While we're talking imaginary maps....

By James Fallows

Previously here. From one disgruntled reader:

"I know they're not your names, but North New England and South New England are just terrible. I recommend "Ocean State" for the southern portion and "Red Sox Nation" for the northern portion."

And from another, a reminder that this exercise has been carried out before -- including in an oddball (IMHO) suggestion in the 1970s for dividing the nation into 38 states of more or less equal territory -- though obviously not equal population. (Compare the 10+ million in teeming "San Gabriel" or "Hudson," on one extreme, with the scant ranks in "Seward" or "Bighorn," on the other.) The idea was that it would lead to efficiencies in governance, as explained here. Click for larger version.

38states.jpg


A reader's note introducing this map:
"I thought I would bring to your attention a feature in Slate from November 2009 about the book Strange Maps by Frank Jacobs.  The article has a slide show that features a map by C. Etzel Pearcy created in the 1970s that redrew the United States into 38 regions...

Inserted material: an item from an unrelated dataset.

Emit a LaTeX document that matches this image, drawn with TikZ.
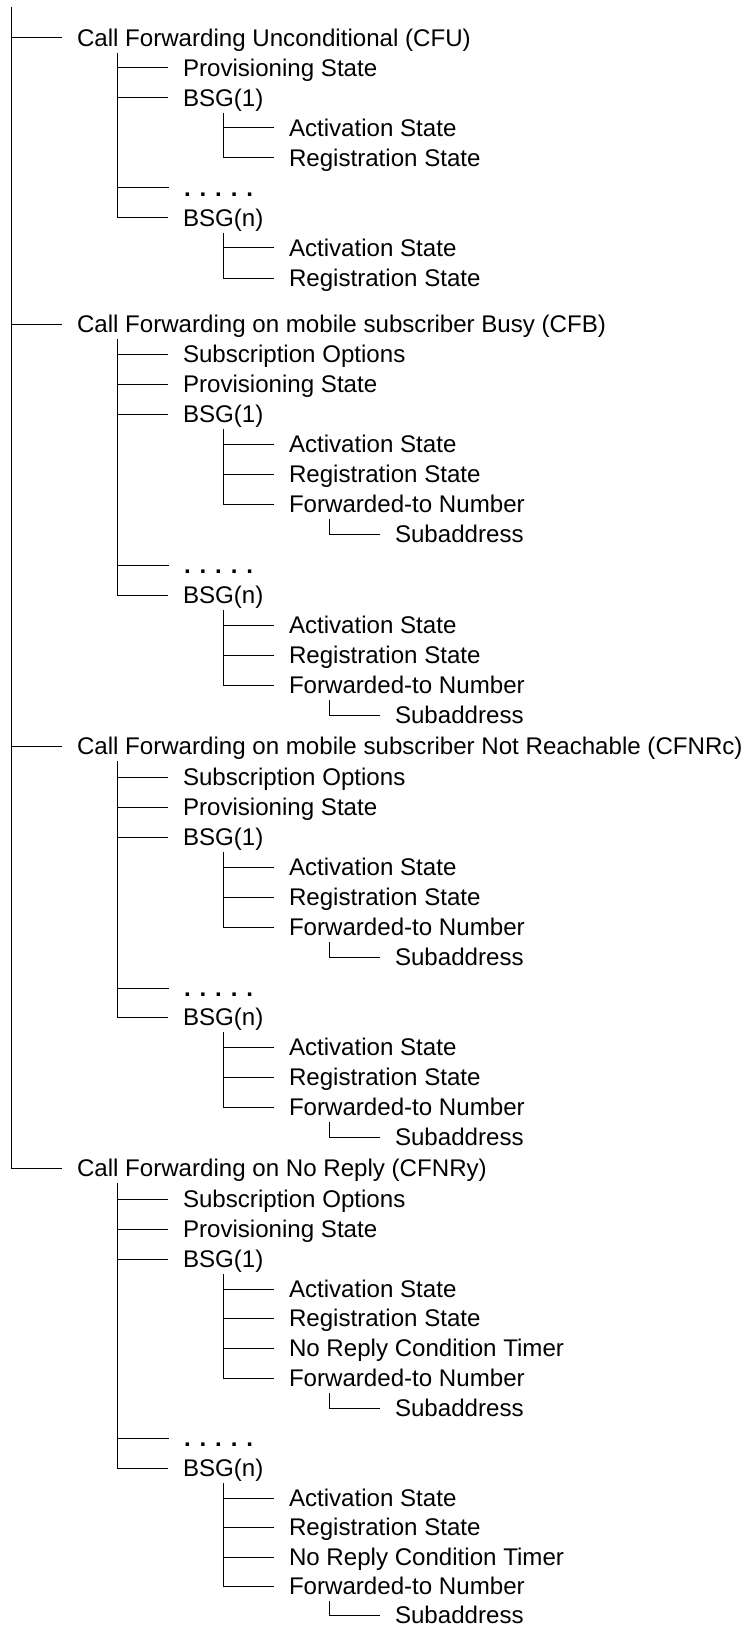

"The maps by Neil Freeman use at least six of the same names contained in the Pearcy map for very similar locations - Susquehanna, Wabash, Chesapeake, Cumberland, Bitterroot, and Erie (OH in the Pearcy map while upstate NY in the Freeman map)  It appears the Freeman maps may have been inspired by the Pearcy map. ["Inspired" in the positive rather than derivative sense of the term, I think -- JF.] I received Strange Maps as a Christmas gift and it is an entertaining cartographic adventure."